As I stood in line for Dragon*Con tickets, I spoke at length with a woman who wore a Firefly browncoat. She spent $450 on that coat a few years back. She attends about a dozen sci-fi conventions a year, and is such a fan of one sci-fi show actor (whose name escapes me), she's traveling to England in a few months to see him perform in a play. She did this a few years ago, and watched him perform in the same play three times. Her personal love and passion for Firefly -- a TV show that didn't last a full season -- knew no bounds.

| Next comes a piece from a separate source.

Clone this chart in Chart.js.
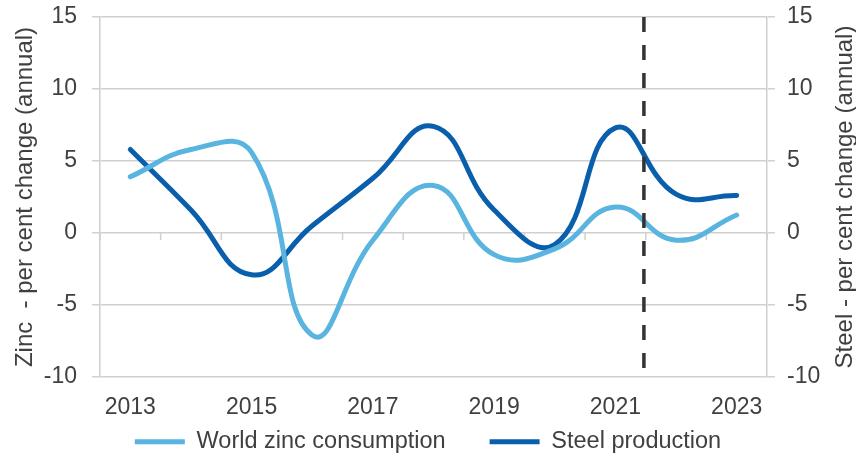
<!DOCTYPE html>
<html>
<head>
<meta charset="utf-8">
<script src="https://cdn.jsdelivr.net/npm/chart.js@4.4.0/dist/chart.umd.min.js"></script>
<style>
  html, body { margin: 0; padding: 0; background: #fff; }
  #wrap { width: 856px; height: 454px; }
</style>
</head>
<body>
<div id="wrap"><canvas id="chart" width="856" height="454"></canvas></div>
<script>
const years = ['2013', '2014', '2015', '2016', '2017', '2018', '2019', '2020', '2021', '2022', '2023'];
const zincConsumption = [3.9, 5.8, 5.6, -7.1, -0.5, 3.3, -1.5, -1.1, 1.8, -0.5, 1.25];
const steelProduction = [5.8, 1.6, -2.9, 0.5, 3.8, 7.4, 1.6, -0.8, 7.3, 2.7, 2.6];
const yMin = -10;
const yMax = 15;
const yStep = 5;
const forecastStart = 2021.47;   // dashed divider between actuals and forecasts

const gridGrey = '#d0d0d0';
const textGrey = '#404040';
const fontFamily = '"Liberation Sans", Arial, sans-serif';

// tick marks on the zero line + dashed forecast divider + right axis title
const extras = {
    id: 'extras',
    beforeDatasetsDraw(chart) {
        const { ctx, scales: { x, y } } = chart;
        const y0 = y.getPixelForValue(0);
        const half = (x.getPixelForValue(1) - x.getPixelForValue(0)) / 2;
        ctx.save();
        ctx.strokeStyle = gridGrey;
        ctx.lineWidth = 1.5;
        ctx.beginPath();
        for (let i = 0; i <= years.length; i++) {
            const px = x.getPixelForValue(0) - half + i * half * 2;
            ctx.moveTo(px, y0);
            ctx.lineTo(px, y0 + 7);
        }
        ctx.stroke();
        ctx.restore();
    },
    afterDatasetsDraw(chart) {
        const { ctx, chartArea, scales: { x } } = chart;
        const idx = forecastStart - Number(years[0]);
        const i0 = Math.floor(idx);
        const p0 = x.getPixelForValue(i0);
        const px = p0 + (idx - i0) * (x.getPixelForValue(i0 + 1) - p0);
        ctx.save();
        ctx.strokeStyle = '#333333';
        ctx.lineWidth = 3.5;
        ctx.setLineDash([15, 13]);
        ctx.beginPath();
        ctx.moveTo(px, chartArea.top);
        ctx.lineTo(px, chartArea.bottom);
        ctx.stroke();
        ctx.restore();
    },
    afterDraw(chart) {
        const { ctx, chartArea } = chart;
        ctx.save();
        ctx.translate(845, (chartArea.top + chartArea.bottom) / 2);
        ctx.rotate(-Math.PI / 2);
        ctx.fillStyle = textGrey;
        ctx.font = '24px ' + fontFamily;
        ctx.textAlign = 'center';
        ctx.textBaseline = 'middle';
        ctx.fillText('Steel - per cent change (annual)', 0, 0);
        ctx.restore();
    }
};

const yTickOpts = {
    stepSize: yStep,
    color: textGrey,
    font: { size: 23, family: fontFamily, lineHeight: 1 }
};

// keep the plot area top fixed instead of label-driven padding
function fixYPadding(scale) {
    scale.paddingTop = 17;
    scale.paddingBottom = 0;
}

new Chart(document.getElementById('chart'), {
    type: 'line',
    data: {
        labels: years,
        datasets: [
            {
                label: 'World zinc consumption',
                data: zincConsumption,
                borderColor: '#5ab4e0',
                backgroundColor: '#5ab4e0',
                borderWidth: 5,
                borderCapStyle: 'round',
                tension: 0.45,
                pointRadius: 0,
                yAxisID: 'y'
            },
            {
                label: 'Steel production',
                data: steelProduction,
                borderColor: '#0a5fad',
                backgroundColor: '#0a5fad',
                borderWidth: 5,
                borderCapStyle: 'round',
                tension: 0.45,
                pointRadius: 0,
                yAxisID: 'y1'
            }
        ]
    },
    options: {
        responsive: false,
        animation: false,
        layout: { padding: { top: 0, right: 0, bottom: -9.5, left: 0 } },
        scales: {
            x: {
                offset: true,
                grid: { display: false },
                border: { display: false },
                ticks: {
                    autoSkip: false,
                    maxRotation: 0,
                    padding: 8.5,
                    color: textGrey,
                    font: { size: 23, family: fontFamily },
                    callback(val, i) { return i % 2 === 0 ? this.getLabelForValue(val) : ''; }
                },
                afterFit(scale) { scale.height = 46; }
            },
            y: {
                position: 'left',
                min: yMin,
                max: yMax,
                grid: { color: gridGrey, lineWidth: 1.5, tickLength: 8 },
                border: { color: gridGrey, width: 1.5 },
                ticks: { ...yTickOpts, padding: 15 },
                title: {
                    display: true,
                    text: 'Zinc  - per cent change (annual)',
                    color: textGrey,
                    font: { size: 24, family: fontFamily, lineHeight: 1 },
                    padding: { top: 13, bottom: 0 }
                },
                afterFit(scale) {
                    scale.width = 100;
                    fixYPadding(scale);
                }
            },
            y1: {
                position: 'right',
                min: yMin,
                max: yMax,
                grid: { drawOnChartArea: false, color: gridGrey, lineWidth: 1.5, tickLength: 8 },
                border: { color: gridGrey, width: 1.5 },
                ticks: { ...yTickOpts, padding: 12 },
                afterFit(scale) {
                    scale.width = 89;
                    fixYPadding(scale);
                }
            }
        },
        plugins: {
            legend: {
                position: 'bottom',
                // empty title with negative padding pulls the items up,
                // so the wide item spacing does not push them down
                title: { display: true, text: '', font: { size: 0 }, padding: { top: -37, bottom: 0 } },
                labels: {
                    usePointStyle: true,
                    pointStyle: 'line',
                    pointStyleWidth: 50,
                    padding: 44,
                    color: textGrey,
                    font: { size: 23.5, family: fontFamily }
                }
            },
            tooltip: { enabled: false }
        }
    },
    plugins: [extras]
});
</script>
</body>
</html>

While in that very line, I reconnected with Clair High, a friend and former podcaster whom I'd met at the convention a few years back. We chatted about his life, his wife, and a wonderful West Coast charity bike ride he discovered a few years ago. He described memories of his introduction to AIDS/LifeCycle -- which raises money and awareness for AIDS treatment and a cure -- that were so vivid, I felt as if I were right there with him, feeling the awe and admiration he had for these cyclists when he first saw them. Clair wanted to become a part of that cause, and did. He has personally raised more than $10,000 for the cure, and is now an avid cyclist. That serendipitous encounter changed his life.

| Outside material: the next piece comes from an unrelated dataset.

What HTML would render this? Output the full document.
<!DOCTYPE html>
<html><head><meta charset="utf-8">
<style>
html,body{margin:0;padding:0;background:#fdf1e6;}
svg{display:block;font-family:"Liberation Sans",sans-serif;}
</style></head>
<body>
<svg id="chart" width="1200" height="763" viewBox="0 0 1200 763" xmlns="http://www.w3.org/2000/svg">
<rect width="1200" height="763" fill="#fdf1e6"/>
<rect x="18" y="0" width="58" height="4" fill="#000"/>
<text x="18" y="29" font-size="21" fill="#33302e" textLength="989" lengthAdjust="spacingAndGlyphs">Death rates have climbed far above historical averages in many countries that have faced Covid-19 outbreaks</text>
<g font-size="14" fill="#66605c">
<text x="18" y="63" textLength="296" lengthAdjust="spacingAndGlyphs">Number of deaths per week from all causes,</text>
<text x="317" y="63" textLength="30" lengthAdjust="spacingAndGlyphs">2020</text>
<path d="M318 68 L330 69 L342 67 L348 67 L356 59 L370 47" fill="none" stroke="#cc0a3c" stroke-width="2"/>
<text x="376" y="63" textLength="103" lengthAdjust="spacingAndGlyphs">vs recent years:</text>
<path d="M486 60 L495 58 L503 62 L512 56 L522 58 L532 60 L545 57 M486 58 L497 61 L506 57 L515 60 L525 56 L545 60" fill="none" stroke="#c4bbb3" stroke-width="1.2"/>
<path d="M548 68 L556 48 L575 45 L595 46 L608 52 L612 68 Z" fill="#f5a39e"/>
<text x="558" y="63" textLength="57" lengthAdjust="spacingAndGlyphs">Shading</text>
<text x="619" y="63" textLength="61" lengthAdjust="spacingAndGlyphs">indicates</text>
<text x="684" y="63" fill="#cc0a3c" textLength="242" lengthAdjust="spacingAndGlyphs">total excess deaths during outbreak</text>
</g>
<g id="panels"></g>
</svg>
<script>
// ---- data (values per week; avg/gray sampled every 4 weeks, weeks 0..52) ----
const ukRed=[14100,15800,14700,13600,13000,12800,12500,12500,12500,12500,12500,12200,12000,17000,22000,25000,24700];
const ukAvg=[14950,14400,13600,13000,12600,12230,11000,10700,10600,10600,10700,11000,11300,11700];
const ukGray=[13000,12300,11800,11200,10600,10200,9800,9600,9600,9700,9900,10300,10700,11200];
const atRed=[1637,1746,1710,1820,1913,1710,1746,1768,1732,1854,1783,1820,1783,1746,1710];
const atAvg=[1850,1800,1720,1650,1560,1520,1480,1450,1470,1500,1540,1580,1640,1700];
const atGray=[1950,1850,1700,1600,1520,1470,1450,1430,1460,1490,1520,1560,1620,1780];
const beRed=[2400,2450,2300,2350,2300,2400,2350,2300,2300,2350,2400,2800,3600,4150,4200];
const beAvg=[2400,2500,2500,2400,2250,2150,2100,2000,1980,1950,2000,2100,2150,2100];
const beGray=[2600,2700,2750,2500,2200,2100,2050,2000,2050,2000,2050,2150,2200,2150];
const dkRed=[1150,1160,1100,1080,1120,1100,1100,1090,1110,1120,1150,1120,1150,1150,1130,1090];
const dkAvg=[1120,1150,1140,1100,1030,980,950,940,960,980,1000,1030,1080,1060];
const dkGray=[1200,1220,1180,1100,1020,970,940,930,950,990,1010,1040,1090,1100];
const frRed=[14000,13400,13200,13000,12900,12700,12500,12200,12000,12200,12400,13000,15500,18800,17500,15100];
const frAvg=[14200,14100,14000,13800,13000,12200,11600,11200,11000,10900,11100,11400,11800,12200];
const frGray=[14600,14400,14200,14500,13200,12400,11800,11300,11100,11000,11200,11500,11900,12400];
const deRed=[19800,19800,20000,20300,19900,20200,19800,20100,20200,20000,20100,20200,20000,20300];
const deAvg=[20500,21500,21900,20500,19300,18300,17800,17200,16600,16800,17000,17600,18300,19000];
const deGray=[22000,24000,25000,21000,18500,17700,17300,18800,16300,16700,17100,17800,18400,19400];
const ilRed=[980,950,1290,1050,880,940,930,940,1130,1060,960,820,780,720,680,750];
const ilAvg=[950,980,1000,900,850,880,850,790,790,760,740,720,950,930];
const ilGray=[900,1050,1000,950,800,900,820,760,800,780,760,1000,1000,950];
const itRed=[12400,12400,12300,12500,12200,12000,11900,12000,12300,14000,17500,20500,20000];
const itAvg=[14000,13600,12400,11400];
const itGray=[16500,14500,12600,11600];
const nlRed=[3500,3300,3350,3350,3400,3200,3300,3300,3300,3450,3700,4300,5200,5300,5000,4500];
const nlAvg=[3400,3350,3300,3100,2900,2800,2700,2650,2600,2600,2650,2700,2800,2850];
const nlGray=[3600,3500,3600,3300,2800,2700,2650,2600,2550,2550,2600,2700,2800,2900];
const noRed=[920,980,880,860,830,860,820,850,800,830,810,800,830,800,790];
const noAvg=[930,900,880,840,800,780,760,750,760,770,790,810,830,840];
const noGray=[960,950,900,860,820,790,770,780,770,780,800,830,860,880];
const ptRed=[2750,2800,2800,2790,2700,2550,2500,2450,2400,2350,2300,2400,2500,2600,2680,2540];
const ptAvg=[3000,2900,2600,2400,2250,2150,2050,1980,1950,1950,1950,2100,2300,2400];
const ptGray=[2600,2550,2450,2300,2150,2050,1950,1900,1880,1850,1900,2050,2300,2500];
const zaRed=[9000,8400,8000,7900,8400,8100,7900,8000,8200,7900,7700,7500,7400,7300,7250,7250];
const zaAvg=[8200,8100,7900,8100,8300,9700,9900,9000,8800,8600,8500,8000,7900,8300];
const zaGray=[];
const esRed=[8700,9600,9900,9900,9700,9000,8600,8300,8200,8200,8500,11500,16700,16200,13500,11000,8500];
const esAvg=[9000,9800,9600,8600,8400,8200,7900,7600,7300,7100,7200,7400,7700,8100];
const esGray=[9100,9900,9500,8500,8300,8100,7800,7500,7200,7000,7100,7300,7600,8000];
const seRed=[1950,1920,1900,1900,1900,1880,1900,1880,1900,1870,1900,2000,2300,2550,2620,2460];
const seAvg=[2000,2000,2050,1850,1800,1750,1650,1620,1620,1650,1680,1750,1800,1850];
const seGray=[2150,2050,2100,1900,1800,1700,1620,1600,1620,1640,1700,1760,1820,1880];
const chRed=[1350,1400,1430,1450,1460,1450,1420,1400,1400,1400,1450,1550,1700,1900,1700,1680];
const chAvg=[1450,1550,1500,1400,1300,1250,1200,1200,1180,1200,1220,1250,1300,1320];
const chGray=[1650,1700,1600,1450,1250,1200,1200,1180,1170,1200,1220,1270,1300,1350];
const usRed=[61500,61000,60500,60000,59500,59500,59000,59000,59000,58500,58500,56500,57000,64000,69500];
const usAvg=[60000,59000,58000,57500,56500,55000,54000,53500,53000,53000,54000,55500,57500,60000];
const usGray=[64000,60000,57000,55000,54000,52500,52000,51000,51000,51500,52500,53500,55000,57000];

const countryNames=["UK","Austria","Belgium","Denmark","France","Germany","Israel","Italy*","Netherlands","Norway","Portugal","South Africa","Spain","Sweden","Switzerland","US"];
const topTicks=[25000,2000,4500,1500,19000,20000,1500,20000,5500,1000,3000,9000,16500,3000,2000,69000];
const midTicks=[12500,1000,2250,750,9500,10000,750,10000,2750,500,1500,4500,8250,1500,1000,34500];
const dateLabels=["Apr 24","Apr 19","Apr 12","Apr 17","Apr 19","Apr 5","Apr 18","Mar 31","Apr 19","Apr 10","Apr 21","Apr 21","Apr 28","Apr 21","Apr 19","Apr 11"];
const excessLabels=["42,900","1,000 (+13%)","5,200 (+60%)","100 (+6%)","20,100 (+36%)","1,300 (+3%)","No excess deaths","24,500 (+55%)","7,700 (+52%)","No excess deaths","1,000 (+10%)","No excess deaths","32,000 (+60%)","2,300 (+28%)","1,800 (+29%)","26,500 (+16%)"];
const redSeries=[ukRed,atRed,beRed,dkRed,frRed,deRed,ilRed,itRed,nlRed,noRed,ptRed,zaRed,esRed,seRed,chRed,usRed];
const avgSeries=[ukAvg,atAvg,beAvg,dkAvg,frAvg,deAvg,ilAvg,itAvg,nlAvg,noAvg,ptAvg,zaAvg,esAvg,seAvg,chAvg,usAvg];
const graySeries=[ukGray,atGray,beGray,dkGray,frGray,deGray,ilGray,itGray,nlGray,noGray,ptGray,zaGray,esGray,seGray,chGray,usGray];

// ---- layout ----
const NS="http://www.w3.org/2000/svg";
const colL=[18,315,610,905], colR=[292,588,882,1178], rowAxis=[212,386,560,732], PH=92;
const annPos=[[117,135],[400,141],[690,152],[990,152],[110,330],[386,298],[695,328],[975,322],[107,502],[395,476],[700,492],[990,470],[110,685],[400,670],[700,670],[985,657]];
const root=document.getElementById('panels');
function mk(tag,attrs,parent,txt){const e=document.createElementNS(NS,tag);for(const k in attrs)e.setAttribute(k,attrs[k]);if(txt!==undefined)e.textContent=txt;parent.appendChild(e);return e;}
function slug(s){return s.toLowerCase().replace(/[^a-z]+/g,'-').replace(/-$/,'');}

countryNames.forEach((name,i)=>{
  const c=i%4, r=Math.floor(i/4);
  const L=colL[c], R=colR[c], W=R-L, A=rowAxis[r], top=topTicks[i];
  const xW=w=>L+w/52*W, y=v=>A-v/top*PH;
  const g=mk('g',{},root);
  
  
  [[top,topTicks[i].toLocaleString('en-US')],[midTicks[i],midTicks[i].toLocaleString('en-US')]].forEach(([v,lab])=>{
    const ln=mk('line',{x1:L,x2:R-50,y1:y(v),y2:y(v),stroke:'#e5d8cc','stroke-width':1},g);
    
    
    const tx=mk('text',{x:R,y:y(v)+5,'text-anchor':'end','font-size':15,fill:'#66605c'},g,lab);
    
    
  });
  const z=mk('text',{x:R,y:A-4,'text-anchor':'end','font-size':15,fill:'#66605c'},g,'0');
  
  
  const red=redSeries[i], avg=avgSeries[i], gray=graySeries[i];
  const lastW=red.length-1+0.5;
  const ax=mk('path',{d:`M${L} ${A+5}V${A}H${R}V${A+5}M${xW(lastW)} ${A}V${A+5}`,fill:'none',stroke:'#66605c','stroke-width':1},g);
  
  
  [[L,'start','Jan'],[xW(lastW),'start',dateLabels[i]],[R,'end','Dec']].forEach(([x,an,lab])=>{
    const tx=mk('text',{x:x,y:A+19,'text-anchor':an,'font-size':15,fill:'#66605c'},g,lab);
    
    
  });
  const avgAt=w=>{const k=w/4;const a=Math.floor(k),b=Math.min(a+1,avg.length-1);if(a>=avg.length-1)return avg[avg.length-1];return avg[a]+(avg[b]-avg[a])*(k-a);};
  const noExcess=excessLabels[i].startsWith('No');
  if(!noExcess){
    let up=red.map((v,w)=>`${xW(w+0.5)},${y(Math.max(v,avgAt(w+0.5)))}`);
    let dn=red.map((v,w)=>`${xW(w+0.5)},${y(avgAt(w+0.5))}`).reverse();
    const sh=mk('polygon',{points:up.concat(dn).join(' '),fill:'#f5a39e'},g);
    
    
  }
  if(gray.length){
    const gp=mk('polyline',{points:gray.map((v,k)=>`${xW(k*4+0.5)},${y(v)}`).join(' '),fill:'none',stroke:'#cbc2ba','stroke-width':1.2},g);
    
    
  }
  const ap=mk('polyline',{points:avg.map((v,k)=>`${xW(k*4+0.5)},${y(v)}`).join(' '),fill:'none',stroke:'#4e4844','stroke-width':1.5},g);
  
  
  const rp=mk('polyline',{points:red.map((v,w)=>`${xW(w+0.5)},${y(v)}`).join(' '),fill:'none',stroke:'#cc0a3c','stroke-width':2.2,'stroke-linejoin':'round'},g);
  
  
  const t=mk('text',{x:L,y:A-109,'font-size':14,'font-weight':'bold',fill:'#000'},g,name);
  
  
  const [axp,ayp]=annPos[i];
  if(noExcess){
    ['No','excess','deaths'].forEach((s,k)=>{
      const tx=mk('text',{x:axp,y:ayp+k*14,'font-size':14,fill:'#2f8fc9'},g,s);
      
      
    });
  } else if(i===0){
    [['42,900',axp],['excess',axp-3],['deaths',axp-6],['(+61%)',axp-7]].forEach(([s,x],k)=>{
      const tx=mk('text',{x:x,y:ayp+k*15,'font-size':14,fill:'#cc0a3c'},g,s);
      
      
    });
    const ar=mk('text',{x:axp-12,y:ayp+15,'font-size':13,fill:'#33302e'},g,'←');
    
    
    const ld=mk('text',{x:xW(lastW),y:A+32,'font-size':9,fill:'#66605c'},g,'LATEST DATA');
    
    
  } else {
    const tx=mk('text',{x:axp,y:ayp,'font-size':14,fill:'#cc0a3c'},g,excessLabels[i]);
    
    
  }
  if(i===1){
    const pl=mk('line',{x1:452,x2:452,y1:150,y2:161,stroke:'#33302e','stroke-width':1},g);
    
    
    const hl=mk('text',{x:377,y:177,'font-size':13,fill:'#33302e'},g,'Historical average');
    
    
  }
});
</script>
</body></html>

I attended a panel featuring Larry Hagman, Barbara Eden and Bill Daily, regular cast members of the classic show I Dream Of Jeannie. They were absolutely brilliant -- funny, handsome and beautiful, and humbled by the love they felt in that packed ballroom. Hundreds of fans attended. Hundreds of fans attended a panel about a show that hadn't been in first-run release in 40 years. One attendee, several years younger than me, shared memories of she and her mother (who later died of cancer) watching Jeannie reruns on Nick At Nite. "It's my favorite show," she told the cast. "I love you."
Bestselling novelist and podcaster Scott Sigler hosted a solo panel for his fans, which I also attended. This room was also packed. I was very proud of my friend. I was equally proud of the loyalty and love he and his work has inspired.

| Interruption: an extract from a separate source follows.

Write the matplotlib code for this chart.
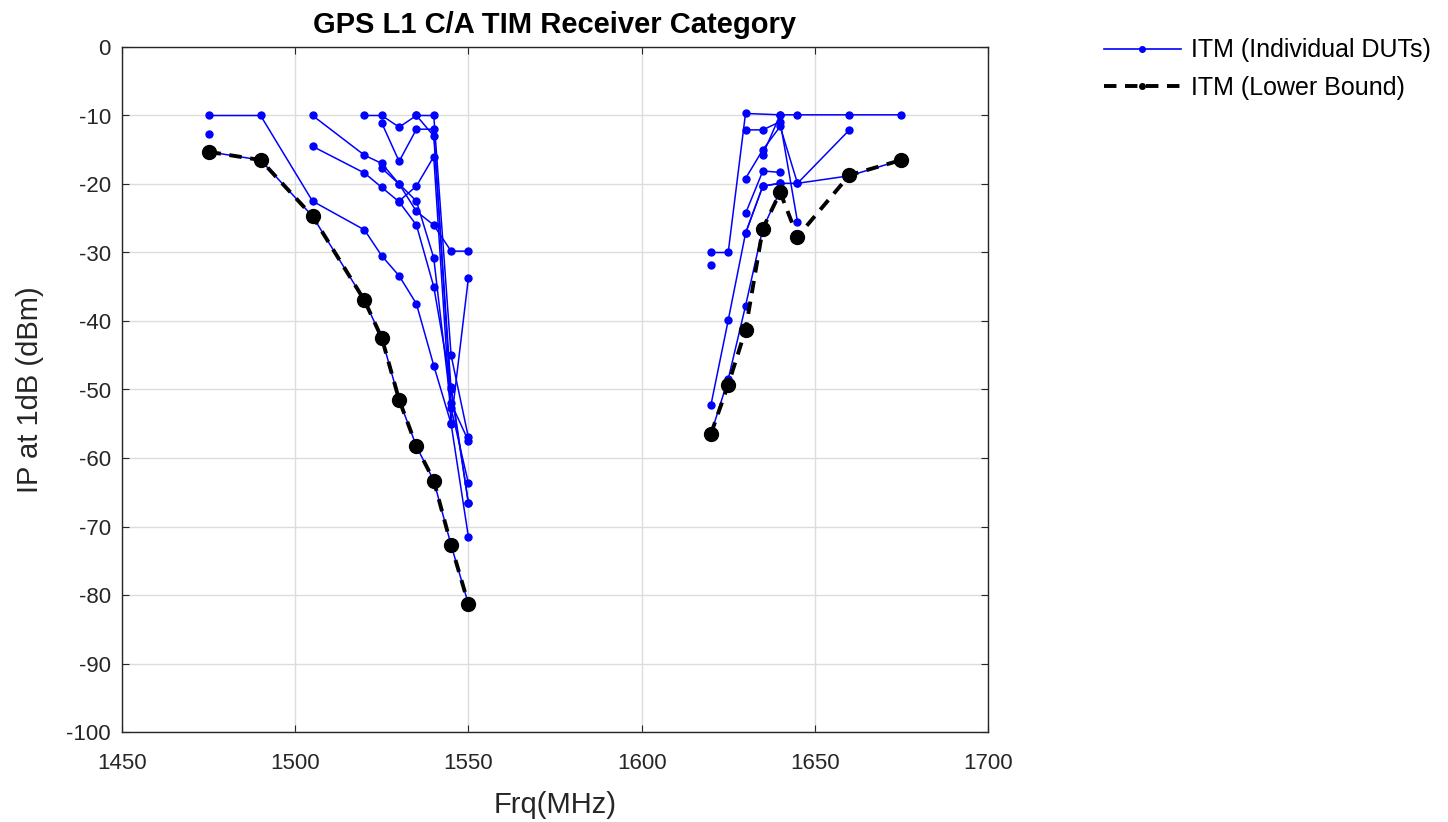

I like Star Trek, and couldn't pass up the opportunity to see a panel-meets-performance of "Gowron & Martok," in which actors Robert O'Reilly (who played the recurring Klingon character Gowron) and J. G. Hertzler (who played his rival Martok) donned the costume and heavy makeup of their Star Trek: The Next Generation alien characters to take questions from the audience ... in character. This was genius. Part well-oiled performance, part improv, the actors were supremely funny, knew their crowd and displayed an absolutely genuine appreciation for their fans. Several folks in the audience wore their own homemade Klingon costumes. I was amazed: the still-thriving subculture of Trek fandom permits these two actors to travel the country and make a living from it.
I also attended the Parsec Awards, for which Scott Sigler and I co-presented awards for two categories. During the event, my podcast-exclusive novella Personal Effects: Sword of Blood won the award for Best Novella. My four-year Parsec losing streak -- which I fully expected to remain intact by the ceremony's end -- was over. I'm extremely grateful to the Parsec organizers and judges for believing Sword of Blood was worthy of the honor, but am even more grateful to the Parsec audience, whose applause reminded me again of the epic, amazing power of fandom.
Finally, the might of fandom was best represented for me personally by several meaningful one-on-one conversations with fans of my fiction, and especially by my sister Melissa. About a month ago, she told me she was getting a 7th Son-themed tattoo. I'm envious of my sis' willingness to ink her skin -- I'm not sure I could ever get a tat, though I desperately want one (of what, I have no clue) -- but tried to talk her out of this 7th Son tattoo business. She wouldn't listen.
I saw the tattoo in person this weekend. It's the mantra of my "mad hacker" character Kilroy2.0's faithful followers: I COMPLY.
I nearly cried, because there it was, again. The unstoppable might of love, and fandom.